The Ecology of Freedoom, by Murray Bookchin - I include this mainly because Bookchin is an important figure who has never gotten his due. And he is one of the key theorists of eco-anarchism. Ecology of Freedom is his magnum opus; for a much easier read, see his Remaking Society. For some of his earlier thought, see Post-Scarcity Anarchism.
Timber Wars, by Judi Bari - One of the only collections of Bari's writings, despite Bari's outsized influence in the radical environmental movement of the early 1990s.

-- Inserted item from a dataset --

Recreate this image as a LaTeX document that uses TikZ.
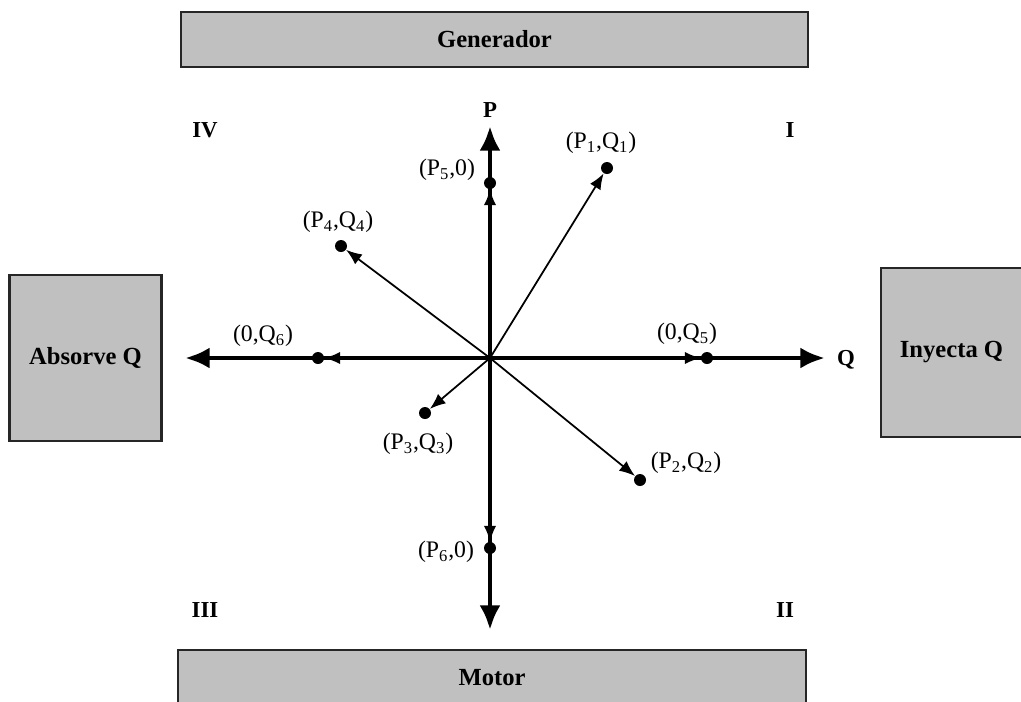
\documentclass[tikz,border=0pt]{standalone}
\usepackage{fontspec}
\setmainfont{Liberation Serif}
\usetikzlibrary{arrows.meta,positioning}
\definecolor{boxgray}{RGB}{192,192,192}

\begin{document}
\begin{tikzpicture}[
    x=0.02cm, y=-0.02cm,
    box/.style={draw=black!85, line width=1.2pt, fill=boxgray, inner sep=0pt, font=\fontsize{14}{16}\selectfont\bfseries},
    axis/.style={line width=2.8pt, {Latex[length=14pt,width=12pt]}-{Latex[length=14pt,width=12pt]}},
    vec/.style={line width=1pt, -{Latex[length=9pt,width=7pt]}},
    dot/.style={circle, fill, inner sep=0pt, minimum size=0.24cm},
    lbl/.style={font=\fontsize{13.5}{15}\selectfont, inner sep=1pt},
    quad/.style={font=\fontsize{13}{15}\selectfont\bfseries}
]
    \useasboundingbox (0,0) rectangle (1021,701);

    % cajas
    \node[box, minimum width=12.54cm, minimum height=1.1cm] (gen) at (494.5,39.5) {Generador};
    \node[box, minimum width=12.56cm, minimum height=1.1cm] (mot) at (492,677.5) {Motor};
    \node[box, minimum width=3.04cm, minimum height=3.32cm] (abs) at (85.5,358) {Absorve Q};
    \node[box, minimum width=2.82cm, minimum height=3.38cm] (iny) at (951.5,352.5) {Inyecta Q};

    % ejes
    \coordinate (O) at (490,358);
    \coordinate (up) at (490,126);
    \coordinate (down) at (490,630);
    \coordinate (left) at (185,358);
    \coordinate (right) at (825,358);
    \draw[axis] (down) -- (up);
    \draw[axis] (left) -- (right);
    \node[quad] (lP) at (490,110) {P};
    \node[quad] (lQ) at (846,360) {Q};

    % cuadrantes
    \node[quad] (q1) at (790,130) {I};
    \node[quad] (q2) at (785,610) {II};
    \node[quad] (q3) at (205,610) {III};
    \node[quad] (q4) at (205,130) {IV};

    % puntos de operacion
    \node[dot] (p1) at (607,168) {};
    \node[dot] (p2) at (640,480) {};
    \node[dot] (p3) at (425,413) {};
    \node[dot] (p4) at (341,246) {};
    \node[dot] (p5) at (490,183) {};
    \node[dot] (p6) at (490,548) {};
    \node[dot] (p7) at (707,358) {};
    \node[dot] (p8) at (318,358) {};

    \foreach \p in {p1,p2,p3,p4,p5,p6,p7,p8}
        \draw[vec] (O) -- (\p);

    % etiquetas
    \node[lbl] at (601,143) {(P\textsubscript{1},Q\textsubscript{1})};
    \node[lbl] at (686,463) {(P\textsubscript{2},Q\textsubscript{2})};
    \node[lbl] at (418,444) {(P\textsubscript{3},Q\textsubscript{3})};
    \node[lbl] at (338,222) {(P\textsubscript{4},Q\textsubscript{4})};
    \node[lbl] at (447,170) {(P\textsubscript{5},0)};
    \node[lbl] at (446,552) {(P\textsubscript{6},0)};
    \node[lbl] at (687,334) {(0,Q\textsubscript{5})};
    \node[lbl] at (263,336) {(0,Q\textsubscript{6})};
\end{tikzpicture}
\end{document}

Bari was not only an effective organizer and activist, but a key thinker.
Confessions of an Eco-Warrior, by Dave Foreman - Several of Earth First!'s central figures wrote about their activism. Foreman's is the best summary of Earth First!'s animating principles and ideas.
Sacred Cows at the Public Trough, by Denzel and Nancy Ferguson - The Fergusons occasionally wrote for the Earth First! Journal, and their book reminds us of the ways in which radical environmentalists were not only concerned with far-away wilderness.
The Population Bomb, by Paul Ehrlich - This is the key text for understanding neo-Malthusianism and its many deeply problematic claims. See also The Limits to Growth, by Donella Meadows, et al.
How Deep is Deep Ecology?, by George Bradford - "George Bradford" was the pen name for David Watson, one of the sharpest critics of ecocentric thought, although a somewhat sympathetic one.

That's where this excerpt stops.